>>>>>

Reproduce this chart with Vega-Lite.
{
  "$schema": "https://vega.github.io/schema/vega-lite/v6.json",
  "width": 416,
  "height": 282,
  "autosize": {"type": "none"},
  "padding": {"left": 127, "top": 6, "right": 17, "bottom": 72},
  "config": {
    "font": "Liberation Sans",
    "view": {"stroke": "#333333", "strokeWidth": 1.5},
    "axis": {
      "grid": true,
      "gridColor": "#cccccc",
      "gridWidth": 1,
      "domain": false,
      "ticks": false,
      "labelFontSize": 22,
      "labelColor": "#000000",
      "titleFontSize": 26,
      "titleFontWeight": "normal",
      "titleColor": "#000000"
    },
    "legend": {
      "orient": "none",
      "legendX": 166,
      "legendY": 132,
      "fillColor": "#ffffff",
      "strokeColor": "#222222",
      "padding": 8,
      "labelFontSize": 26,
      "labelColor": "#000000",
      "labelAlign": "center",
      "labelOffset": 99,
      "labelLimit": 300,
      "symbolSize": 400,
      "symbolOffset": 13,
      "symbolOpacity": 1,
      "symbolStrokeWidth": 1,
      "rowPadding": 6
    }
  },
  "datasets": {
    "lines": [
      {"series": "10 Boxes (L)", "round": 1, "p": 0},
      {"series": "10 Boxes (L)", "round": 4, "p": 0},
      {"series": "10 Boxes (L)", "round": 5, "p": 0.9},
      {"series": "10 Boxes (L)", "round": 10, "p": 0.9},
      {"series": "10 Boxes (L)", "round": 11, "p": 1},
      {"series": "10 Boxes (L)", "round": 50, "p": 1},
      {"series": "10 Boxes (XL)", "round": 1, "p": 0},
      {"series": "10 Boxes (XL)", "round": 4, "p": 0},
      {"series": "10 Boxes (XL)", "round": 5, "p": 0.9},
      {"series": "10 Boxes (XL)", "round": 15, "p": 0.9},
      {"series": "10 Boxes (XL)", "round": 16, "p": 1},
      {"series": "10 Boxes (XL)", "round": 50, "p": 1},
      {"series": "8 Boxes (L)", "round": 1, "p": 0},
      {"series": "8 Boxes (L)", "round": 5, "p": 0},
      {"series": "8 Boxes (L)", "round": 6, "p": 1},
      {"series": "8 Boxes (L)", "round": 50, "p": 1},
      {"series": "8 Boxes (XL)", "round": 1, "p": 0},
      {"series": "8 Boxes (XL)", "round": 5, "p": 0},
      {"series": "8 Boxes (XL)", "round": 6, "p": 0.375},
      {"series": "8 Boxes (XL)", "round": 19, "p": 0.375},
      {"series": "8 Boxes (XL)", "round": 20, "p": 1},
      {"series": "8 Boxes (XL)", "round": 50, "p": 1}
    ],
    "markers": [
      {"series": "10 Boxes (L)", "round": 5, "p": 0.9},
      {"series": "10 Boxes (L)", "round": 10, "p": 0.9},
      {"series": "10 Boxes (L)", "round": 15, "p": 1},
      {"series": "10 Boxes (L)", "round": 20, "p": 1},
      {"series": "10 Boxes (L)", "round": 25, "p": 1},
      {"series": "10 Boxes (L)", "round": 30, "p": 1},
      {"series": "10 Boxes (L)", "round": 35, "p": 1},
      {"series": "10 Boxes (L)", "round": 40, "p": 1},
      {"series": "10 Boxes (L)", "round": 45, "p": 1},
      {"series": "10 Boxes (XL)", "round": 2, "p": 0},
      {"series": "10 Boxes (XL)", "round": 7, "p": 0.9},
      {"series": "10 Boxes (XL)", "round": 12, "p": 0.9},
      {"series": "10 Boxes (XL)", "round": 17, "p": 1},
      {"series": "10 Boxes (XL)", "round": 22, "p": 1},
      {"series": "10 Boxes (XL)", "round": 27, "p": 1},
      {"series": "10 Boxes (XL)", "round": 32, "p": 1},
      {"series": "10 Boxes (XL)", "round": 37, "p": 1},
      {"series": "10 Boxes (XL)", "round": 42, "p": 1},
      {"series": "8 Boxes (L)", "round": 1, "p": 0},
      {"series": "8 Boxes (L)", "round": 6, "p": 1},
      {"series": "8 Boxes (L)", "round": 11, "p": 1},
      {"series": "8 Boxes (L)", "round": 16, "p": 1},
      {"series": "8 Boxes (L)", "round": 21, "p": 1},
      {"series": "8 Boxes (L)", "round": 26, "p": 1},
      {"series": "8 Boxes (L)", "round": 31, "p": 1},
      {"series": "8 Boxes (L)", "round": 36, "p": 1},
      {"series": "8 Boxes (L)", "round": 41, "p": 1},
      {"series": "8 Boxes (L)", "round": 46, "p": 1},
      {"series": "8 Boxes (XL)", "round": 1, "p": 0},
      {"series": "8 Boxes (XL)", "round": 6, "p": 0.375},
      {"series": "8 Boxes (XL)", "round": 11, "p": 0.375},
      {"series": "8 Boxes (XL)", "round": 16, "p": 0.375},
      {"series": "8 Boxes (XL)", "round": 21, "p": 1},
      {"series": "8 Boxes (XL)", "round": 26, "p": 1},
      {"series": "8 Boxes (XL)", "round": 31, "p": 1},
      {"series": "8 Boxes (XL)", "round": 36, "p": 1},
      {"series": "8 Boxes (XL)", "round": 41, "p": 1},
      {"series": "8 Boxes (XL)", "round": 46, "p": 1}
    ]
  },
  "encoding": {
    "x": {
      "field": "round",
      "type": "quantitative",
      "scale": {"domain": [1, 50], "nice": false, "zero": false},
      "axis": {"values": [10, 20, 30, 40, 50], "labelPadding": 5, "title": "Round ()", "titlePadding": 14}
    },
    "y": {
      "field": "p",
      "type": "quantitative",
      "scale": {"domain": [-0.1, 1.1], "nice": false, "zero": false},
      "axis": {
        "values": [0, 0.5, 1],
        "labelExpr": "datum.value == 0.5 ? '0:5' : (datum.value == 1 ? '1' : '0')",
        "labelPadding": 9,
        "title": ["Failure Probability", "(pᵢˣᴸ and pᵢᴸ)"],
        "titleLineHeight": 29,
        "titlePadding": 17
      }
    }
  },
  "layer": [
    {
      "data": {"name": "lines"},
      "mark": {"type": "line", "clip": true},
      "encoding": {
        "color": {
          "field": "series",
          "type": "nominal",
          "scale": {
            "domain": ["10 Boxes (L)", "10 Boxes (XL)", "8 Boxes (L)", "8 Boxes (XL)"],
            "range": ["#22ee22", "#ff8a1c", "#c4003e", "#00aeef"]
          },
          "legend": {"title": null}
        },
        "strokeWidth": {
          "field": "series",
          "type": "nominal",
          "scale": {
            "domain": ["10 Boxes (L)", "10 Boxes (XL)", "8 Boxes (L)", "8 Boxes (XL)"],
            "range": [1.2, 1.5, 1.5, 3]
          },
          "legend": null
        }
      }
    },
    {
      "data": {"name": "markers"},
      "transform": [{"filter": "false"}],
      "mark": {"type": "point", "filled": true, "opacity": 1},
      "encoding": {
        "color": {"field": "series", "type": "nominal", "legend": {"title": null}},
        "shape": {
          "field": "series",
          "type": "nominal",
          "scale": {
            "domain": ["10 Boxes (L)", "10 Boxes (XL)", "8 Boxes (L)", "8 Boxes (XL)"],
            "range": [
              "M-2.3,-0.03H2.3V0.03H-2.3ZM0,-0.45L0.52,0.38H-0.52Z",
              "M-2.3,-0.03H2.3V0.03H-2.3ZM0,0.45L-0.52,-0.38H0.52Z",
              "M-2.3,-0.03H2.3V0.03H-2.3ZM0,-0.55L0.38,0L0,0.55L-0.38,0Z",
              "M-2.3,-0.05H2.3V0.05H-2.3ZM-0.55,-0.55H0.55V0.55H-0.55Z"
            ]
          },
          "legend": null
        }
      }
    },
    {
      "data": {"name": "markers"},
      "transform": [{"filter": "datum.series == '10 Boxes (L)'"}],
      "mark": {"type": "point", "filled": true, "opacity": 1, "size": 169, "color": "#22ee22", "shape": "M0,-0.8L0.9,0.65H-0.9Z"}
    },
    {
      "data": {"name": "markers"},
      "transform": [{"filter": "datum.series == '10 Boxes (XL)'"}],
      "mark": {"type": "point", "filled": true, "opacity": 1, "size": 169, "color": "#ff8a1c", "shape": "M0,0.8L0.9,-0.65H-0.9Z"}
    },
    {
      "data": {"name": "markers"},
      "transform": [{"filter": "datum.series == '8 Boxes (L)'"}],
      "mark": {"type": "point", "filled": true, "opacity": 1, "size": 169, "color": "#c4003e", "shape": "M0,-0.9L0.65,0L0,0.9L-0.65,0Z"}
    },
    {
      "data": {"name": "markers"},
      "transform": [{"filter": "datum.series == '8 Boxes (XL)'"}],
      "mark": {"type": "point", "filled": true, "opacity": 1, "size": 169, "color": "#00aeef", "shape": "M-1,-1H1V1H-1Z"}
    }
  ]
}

<<<<<
>>>>>

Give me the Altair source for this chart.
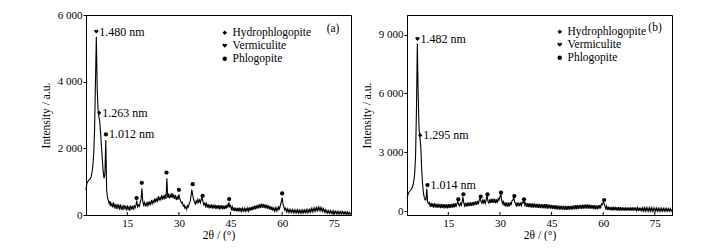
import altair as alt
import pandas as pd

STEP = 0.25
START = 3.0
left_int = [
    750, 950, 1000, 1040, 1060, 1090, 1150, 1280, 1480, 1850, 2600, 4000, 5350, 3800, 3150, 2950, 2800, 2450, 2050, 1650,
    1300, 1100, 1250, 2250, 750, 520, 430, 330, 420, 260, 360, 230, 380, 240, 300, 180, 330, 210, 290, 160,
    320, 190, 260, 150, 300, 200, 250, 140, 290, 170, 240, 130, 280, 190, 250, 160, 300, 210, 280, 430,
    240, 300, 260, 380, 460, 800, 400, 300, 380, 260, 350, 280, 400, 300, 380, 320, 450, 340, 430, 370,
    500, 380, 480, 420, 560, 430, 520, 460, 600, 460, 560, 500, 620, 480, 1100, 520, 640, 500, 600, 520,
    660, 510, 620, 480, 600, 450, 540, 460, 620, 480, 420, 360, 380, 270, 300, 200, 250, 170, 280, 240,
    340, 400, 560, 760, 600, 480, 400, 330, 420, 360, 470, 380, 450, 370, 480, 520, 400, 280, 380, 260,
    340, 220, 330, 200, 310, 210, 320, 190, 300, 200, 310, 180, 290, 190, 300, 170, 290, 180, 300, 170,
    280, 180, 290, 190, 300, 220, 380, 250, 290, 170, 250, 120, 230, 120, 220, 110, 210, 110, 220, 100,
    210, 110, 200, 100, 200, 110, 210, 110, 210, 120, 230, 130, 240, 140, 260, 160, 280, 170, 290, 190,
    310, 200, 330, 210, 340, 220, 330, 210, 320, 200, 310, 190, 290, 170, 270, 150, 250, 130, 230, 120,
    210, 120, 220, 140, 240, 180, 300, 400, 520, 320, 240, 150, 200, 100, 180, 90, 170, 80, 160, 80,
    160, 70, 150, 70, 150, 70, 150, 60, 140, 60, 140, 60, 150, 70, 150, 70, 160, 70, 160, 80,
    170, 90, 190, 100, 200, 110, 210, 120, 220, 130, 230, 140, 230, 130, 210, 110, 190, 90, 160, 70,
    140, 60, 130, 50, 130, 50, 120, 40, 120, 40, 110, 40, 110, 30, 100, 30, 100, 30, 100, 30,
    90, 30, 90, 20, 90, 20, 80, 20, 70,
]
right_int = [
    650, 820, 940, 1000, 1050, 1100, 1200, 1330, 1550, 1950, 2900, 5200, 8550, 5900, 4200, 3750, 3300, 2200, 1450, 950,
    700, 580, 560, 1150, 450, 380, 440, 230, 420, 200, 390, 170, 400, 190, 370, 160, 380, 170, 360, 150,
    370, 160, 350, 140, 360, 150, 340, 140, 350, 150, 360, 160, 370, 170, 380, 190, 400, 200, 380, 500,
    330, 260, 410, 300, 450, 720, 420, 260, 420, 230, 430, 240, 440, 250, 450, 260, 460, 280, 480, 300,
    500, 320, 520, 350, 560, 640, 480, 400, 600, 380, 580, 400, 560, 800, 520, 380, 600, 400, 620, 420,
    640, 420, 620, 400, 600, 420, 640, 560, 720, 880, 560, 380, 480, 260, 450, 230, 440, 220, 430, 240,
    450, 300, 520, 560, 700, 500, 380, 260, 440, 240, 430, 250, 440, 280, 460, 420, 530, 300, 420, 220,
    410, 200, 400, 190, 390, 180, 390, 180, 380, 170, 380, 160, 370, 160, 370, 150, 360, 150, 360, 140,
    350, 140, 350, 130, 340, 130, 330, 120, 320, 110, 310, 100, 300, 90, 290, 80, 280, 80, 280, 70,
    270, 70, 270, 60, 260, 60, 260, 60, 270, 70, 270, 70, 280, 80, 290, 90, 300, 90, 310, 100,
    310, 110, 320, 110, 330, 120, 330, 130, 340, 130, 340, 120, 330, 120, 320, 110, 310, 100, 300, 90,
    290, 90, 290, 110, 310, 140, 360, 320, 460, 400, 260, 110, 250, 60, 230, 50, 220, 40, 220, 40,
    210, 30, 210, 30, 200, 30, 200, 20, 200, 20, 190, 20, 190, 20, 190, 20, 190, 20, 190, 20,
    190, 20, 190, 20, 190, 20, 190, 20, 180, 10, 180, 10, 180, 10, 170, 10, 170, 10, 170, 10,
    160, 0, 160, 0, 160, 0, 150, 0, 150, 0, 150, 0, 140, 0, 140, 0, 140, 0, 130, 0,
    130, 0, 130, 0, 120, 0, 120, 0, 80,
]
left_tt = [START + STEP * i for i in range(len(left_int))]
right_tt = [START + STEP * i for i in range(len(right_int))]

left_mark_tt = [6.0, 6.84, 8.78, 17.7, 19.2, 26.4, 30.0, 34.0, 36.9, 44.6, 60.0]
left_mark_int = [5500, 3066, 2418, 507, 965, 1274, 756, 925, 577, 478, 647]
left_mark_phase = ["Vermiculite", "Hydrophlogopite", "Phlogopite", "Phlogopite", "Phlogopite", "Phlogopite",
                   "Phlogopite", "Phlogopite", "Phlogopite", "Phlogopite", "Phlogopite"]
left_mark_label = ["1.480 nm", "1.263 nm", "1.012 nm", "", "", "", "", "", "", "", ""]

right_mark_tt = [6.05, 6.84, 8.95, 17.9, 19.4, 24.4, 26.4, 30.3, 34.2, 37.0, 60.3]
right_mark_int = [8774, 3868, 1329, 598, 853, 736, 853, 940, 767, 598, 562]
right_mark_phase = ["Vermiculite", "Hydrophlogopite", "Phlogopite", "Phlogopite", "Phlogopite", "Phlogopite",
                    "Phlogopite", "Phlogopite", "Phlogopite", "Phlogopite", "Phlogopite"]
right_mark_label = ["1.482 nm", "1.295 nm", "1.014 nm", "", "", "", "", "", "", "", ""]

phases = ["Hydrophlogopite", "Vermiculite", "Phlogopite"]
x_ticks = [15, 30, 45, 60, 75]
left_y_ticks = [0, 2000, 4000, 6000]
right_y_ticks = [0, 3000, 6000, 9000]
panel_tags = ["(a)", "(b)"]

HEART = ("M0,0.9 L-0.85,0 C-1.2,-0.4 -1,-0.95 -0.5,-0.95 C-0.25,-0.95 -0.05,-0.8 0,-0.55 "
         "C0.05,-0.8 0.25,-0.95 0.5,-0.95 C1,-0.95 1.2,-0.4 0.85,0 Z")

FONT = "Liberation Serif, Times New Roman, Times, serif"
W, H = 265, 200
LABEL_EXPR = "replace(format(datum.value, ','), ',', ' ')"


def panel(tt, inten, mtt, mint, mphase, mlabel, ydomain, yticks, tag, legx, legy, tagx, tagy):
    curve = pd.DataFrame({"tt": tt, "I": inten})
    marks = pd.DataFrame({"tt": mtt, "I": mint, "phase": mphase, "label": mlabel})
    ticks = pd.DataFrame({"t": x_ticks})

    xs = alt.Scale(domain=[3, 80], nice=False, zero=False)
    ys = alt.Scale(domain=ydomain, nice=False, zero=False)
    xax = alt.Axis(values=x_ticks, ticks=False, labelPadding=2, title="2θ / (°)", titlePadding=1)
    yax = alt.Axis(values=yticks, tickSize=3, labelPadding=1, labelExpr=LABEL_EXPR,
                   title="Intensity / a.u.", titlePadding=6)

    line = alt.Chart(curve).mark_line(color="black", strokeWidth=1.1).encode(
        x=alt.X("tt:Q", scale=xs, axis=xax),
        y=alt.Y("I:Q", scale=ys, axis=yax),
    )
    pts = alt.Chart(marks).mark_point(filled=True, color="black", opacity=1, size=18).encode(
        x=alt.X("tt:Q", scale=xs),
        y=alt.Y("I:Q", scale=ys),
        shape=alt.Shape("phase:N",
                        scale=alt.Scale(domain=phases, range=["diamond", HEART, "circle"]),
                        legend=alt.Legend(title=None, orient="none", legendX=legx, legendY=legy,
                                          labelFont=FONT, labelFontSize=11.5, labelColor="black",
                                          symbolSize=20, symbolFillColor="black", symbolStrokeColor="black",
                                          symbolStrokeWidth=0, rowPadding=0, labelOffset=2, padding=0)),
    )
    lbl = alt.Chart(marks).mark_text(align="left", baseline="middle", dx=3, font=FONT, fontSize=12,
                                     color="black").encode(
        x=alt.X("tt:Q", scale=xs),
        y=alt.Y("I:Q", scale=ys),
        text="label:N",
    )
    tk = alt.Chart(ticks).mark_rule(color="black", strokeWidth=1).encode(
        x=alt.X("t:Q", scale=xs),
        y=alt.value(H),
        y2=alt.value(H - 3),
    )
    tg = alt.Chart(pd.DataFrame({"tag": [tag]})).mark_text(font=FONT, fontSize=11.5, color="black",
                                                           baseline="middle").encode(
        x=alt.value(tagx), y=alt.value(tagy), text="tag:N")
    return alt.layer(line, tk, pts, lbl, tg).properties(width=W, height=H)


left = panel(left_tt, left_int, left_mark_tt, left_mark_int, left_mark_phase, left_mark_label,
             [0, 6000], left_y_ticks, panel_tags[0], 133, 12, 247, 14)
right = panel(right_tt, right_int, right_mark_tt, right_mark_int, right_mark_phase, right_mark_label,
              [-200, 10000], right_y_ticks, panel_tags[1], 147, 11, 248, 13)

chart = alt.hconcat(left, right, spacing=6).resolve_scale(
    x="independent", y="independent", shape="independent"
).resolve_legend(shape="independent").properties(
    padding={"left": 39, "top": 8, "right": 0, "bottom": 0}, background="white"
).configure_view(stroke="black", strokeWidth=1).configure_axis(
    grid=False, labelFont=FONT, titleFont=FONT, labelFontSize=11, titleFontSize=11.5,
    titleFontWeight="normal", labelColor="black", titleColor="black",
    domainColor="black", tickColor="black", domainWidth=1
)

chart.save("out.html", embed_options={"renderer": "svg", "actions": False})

<<<<<
>>>>>

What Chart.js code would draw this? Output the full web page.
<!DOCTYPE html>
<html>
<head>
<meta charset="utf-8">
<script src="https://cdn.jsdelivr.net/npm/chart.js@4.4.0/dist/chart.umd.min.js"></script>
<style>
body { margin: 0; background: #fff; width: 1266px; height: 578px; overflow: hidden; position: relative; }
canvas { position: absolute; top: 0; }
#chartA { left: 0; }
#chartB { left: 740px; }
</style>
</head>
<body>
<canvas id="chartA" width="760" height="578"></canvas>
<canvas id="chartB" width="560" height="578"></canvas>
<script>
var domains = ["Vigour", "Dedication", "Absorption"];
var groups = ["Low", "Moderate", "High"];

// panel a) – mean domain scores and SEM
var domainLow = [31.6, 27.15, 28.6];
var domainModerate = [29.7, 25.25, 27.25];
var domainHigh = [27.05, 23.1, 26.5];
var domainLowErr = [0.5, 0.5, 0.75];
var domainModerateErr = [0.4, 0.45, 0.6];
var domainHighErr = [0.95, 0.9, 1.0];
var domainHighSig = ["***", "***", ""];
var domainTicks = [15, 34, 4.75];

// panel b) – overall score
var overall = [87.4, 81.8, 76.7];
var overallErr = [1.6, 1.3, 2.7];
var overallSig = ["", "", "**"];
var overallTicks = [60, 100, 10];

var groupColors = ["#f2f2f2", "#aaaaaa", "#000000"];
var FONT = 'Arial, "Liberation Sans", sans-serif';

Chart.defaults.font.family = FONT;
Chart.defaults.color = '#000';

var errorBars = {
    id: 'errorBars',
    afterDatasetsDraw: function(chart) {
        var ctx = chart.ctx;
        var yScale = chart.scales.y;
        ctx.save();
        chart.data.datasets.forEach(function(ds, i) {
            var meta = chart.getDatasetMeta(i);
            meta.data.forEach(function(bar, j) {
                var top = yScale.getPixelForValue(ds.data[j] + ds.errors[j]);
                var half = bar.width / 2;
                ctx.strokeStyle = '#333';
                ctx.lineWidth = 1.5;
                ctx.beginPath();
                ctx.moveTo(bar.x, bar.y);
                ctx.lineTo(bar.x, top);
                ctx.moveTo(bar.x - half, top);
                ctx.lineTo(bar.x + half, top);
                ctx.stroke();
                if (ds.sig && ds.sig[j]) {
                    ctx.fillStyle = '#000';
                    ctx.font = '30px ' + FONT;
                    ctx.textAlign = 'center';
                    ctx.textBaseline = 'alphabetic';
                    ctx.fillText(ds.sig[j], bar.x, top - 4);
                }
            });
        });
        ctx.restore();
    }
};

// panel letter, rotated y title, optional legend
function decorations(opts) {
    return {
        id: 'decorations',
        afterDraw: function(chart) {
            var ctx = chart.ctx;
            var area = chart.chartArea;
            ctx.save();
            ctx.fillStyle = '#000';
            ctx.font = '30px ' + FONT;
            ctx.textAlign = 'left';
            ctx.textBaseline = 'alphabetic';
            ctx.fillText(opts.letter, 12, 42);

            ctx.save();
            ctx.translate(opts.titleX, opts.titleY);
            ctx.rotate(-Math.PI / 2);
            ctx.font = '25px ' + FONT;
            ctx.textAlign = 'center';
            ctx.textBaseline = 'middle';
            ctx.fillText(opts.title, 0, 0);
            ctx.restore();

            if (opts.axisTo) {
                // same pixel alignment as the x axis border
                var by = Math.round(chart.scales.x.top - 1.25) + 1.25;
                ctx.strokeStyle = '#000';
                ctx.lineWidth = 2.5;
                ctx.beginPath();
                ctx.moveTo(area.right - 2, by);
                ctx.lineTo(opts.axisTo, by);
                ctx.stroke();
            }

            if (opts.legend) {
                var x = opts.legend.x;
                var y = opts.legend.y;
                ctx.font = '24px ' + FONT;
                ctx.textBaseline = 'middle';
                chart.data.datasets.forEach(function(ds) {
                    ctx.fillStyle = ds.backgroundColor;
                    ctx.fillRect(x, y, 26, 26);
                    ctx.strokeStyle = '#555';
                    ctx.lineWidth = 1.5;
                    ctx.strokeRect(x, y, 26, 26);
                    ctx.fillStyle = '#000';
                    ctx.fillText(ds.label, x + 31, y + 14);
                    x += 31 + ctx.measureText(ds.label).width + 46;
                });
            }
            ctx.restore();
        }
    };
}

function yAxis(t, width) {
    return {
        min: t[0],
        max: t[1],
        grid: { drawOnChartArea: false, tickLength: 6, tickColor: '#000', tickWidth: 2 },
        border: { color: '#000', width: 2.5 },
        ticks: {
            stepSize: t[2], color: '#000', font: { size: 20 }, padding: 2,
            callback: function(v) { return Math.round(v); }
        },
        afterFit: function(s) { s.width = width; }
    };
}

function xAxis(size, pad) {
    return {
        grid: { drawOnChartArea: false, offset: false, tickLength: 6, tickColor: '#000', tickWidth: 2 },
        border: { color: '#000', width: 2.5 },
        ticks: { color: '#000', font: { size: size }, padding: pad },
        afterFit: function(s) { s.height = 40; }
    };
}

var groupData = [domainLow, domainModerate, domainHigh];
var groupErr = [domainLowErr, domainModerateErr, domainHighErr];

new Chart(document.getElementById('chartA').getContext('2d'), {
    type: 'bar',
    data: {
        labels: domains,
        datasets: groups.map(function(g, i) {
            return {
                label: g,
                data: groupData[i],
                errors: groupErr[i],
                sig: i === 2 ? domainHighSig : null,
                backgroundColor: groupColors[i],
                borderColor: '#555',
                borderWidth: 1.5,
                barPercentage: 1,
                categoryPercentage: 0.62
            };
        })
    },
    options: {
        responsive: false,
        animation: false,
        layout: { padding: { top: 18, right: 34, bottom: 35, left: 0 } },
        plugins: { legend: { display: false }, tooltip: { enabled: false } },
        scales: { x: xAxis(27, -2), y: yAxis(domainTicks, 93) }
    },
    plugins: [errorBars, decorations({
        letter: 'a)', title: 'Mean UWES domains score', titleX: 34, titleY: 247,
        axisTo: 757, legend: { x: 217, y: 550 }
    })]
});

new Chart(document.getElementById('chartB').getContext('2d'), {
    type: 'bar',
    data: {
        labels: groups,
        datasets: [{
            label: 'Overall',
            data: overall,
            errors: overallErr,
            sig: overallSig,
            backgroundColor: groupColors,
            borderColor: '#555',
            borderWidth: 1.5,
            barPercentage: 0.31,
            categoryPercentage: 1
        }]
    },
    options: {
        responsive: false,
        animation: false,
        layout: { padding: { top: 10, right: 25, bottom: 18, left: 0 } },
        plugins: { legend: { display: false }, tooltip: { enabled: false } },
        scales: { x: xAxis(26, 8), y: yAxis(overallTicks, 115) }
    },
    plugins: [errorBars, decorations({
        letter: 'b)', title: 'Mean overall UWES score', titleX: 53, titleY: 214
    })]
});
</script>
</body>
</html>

<<<<<

What is asked:
Above are some records. Reproduce the lines from the one with "Give me the Altair source for this chart." down to the one with "import pandas as pd", keeping both, and leave every picture out.

Complete output:
Give me the Altair source for this chart.
import altair as alt
import pandas as pd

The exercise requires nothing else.